The Constitutional Stack
Our unique Constitutional Stack is how Luminary Diagnostics decides what can be claimed - and what cannot.
It is not a framework.
It is not a model.
It is not a method you can apply or copy.
The Stack exists to set limits.
The Stack works by dependency, not progression. Each condition must hold before the next can even be meaningfully discussed. If a lower condition fails, higher claims stop being testable. They may still sound reasonable. They may still feel reassuring. But they are no longer provable.
That is the point where false confidence appears.
Luminary Diagnostics does not use the Stack to tell organisations what to do. The Stack governs Luminary first. It limits:
what our instruments are allowed to conclude
what we are allowed to refuse
where determinations must stop
If the Stack does not permit a claim, Luminary will not make it - even if the answer is commercially inconvenient. The Stack is not published in full. It is not designed to be taught, adopted, or implemented. Its purpose is to enforce constitutional discipline in diagnostics that carry real consequences for people, organisations, and society. Making it comfortable would defeat its purpose.
The existence of the Constitutional Stack has a practical implication. Before organisations discuss governance, control, or responsibility in AI-shaped systems, one threshold question must be resolved: whether AI influence is actually present in a way that makes those discussions valid. If that question cannot be answered, further governance activity produces confidence without evidence.
Any organisation claiming control, authority, or governance in an AI-shaped environment is relying on a constitutional stack - whether it names it or not. Luminary Diagnostics makes those dependencies explicit.

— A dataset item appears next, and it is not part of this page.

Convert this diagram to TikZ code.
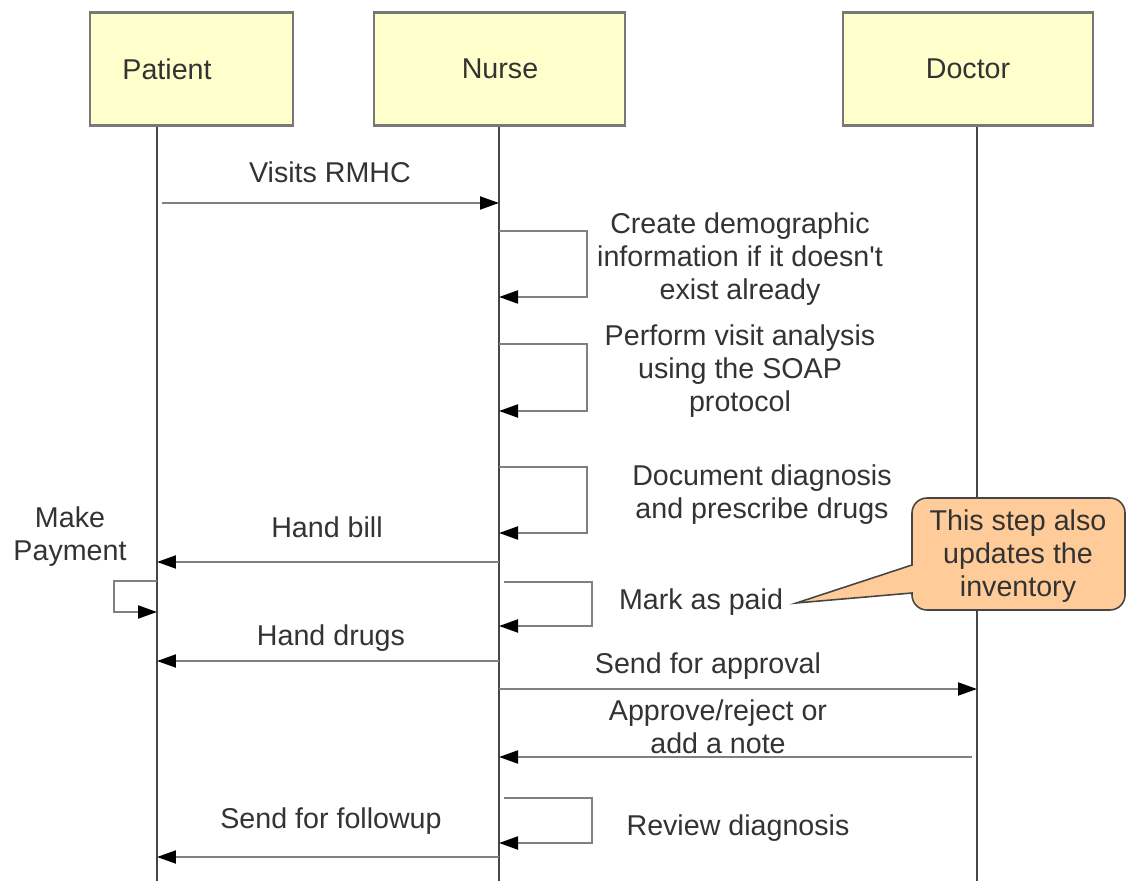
\documentclass[tikz,border=0pt]{standalone}
\usepackage{fontspec}
\setmainfont{Liberation Sans}
\usepackage{tikz}
\usetikzlibrary{arrows.meta,calc,positioning}
\definecolor{hFill}{RGB}{255,255,204}
\definecolor{hLine}{RGB}{120,120,120}
\definecolor{mLine}{RGB}{128,128,128}
\definecolor{lLine}{RGB}{70,70,70}
\definecolor{tTxt}{RGB}{51,51,51}
\definecolor{nFill}{RGB}{255,204,153}
\tikzset{
  head/.style={draw=hLine, line width=1.2pt, fill=hFill, minimum height=2.26cm, inner sep=0pt},
  txt/.style={text=tTxt, font=\fontsize{16.3}{18.7}\selectfont, align=center, inner sep=0pt},
  life/.style={draw=lLine, line width=0.8pt},
  msg/.style={draw=mLine, line width=1.1pt, -{Triangle[length=0.38cm,width=0.26cm,color=black]}},
  callout/.style={draw=lLine, line width=0.9pt, fill=nFill},
}
\begin{document}
\begin{tikzpicture}[x=0.02cm, y=-0.02cm]
    \useasboundingbox (0,0) rectangle (1129,881);

    \node[head, minimum width=4.06cm] (patient) at (191.5,69) {};
    \node[head, minimum width=5.02cm] (nurse) at (499.5,69) {};
    \node[head, minimum width=5.00cm] (doctor) at (968,69) {};
    \node[txt] (patientlbl) at (167,69) {Patient};
    \node[txt] (nurselbl) at (500,69) {Nurse};
    \node[txt] (doctorlbl) at (968,69) {Doctor};

    \coordinate (pL) at (157,881);
    \coordinate (nL) at (499,881);
    \coordinate (dL) at (977,881);
    \draw[life] (patient.south -| pL) -- (pL);
    \draw[life] (nurse.south -| nL) -- (nL);
    \draw[life] (doctor.south -| dL) -- (dL);

    \node[txt] (visit) at (330,172) {Visits RMHC};
    \coordinate (r1) at (0,203);
    \draw[msg] ([xshift=3]pL |- r1) -- (nL |- r1);

    \node[txt] (demo) at (740,259) {Create demographic\\information if it doesn\textquotesingle t\\exist already};
    \coordinate (k1) at (587,231);
    \coordinate (k1b) at (587,297);
    \draw[msg] (nL |- k1) -- (k1) -- (k1b) -- (nL |- k1b);

    \node[txt] (soap) at (740,371) {Perform visit analysis\\using the SOAP\\protocol};
    \coordinate (k2) at (587,344);
    \coordinate (k2b) at (587,411);
    \draw[msg] (nL |- k2) -- (k2) -- (k2b) -- (nL |- k2b);

    \node[txt] (diag) at (762,495) {Document diagnosis\\and prescribe drugs};
    \coordinate (k3) at (587,467);
    \coordinate (k3b) at (587,533);
    \draw[msg] (nL |- k3) -- (k3) -- (k3b) -- (nL |- k3b);

    \node[txt] (bill) at (327,527) {Hand bill};
    \coordinate (r2) at (0,562);
    \draw[msg] (nL |- r2) -- (pL |- r2);

    \node[txt] (pay) at (70,537) {Make\\Payment};
    \coordinate (pk) at (114,581);
    \coordinate (pkb) at (114,612);
    \draw[msg] (pL |- pk) -- (pk) -- (pkb) -- (pL |- pkb);

    \node[txt] (paid) at (701,602) {Mark as paid};
    \coordinate (k4) at (592,582);
    \coordinate (k4b) at (592,626);
    \draw[msg] ([xshift=3]nL |- k4) -- (k4) -- (k4b) -- (nL |- k4b);

    \draw[callout] (912,565) [rounded corners=0.3cm] -- (912,498) -- (1125,498) -- (1125,610) -- (912,610)
        [sharp corners] -- (912,593) -- ($(paid.east)+(13,1)$) -- cycle;
    \node[txt] (note) at (1018,556) {This step also\\updates the\\inventory};

    \node[txt] (drugs) at (331,638) {Hand drugs};
    \coordinate (r3) at (0,661);
    \draw[msg] (nL |- r3) -- (pL |- r3);

    \node[txt] (approval) at (708,666) {Send for approval};
    \coordinate (r4) at (0,689);
    \draw[msg] (nL |- r4) -- (dL |- r4);

    \node[txt] (approve) at (718,727) {Approve/reject or\\add a note};
    \coordinate (r5) at (0,757);
    \draw[msg] ([xshift=-3]dL |- r5) -- (nL |- r5);

    \node[txt] (review) at (738,828) {Review diagnosis};
    \coordinate (k5) at (592,798);
    \coordinate (k5b) at (592,843);
    \draw[msg] ([xshift=3]nL |- k5) -- (k5) -- (k5b) -- (nL |- k5b);

    \node[txt] (followup) at (331,821) {Send for followup};
    \coordinate (r6) at (0,857);
    \draw[msg] (nL |- r6) -- (pL |- r6);
\end{tikzpicture}
\end{document}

We do not relax them.
We recommend starting with the Signal Pulse, which exists to answer the threshold question the Stack makes unavoidable:
Is there any credible AI influence here at all?
If no signal is present, further diagnostics are constitutionally incoherent.


The Stack forces a separation between things that are often blurred together.
Influence is not the same as authority.
Delegation is not the same as control.
Having governance artefacts is not the same as being governable.
When these differences are ignored, organisations can look governed while authority has already collapsed.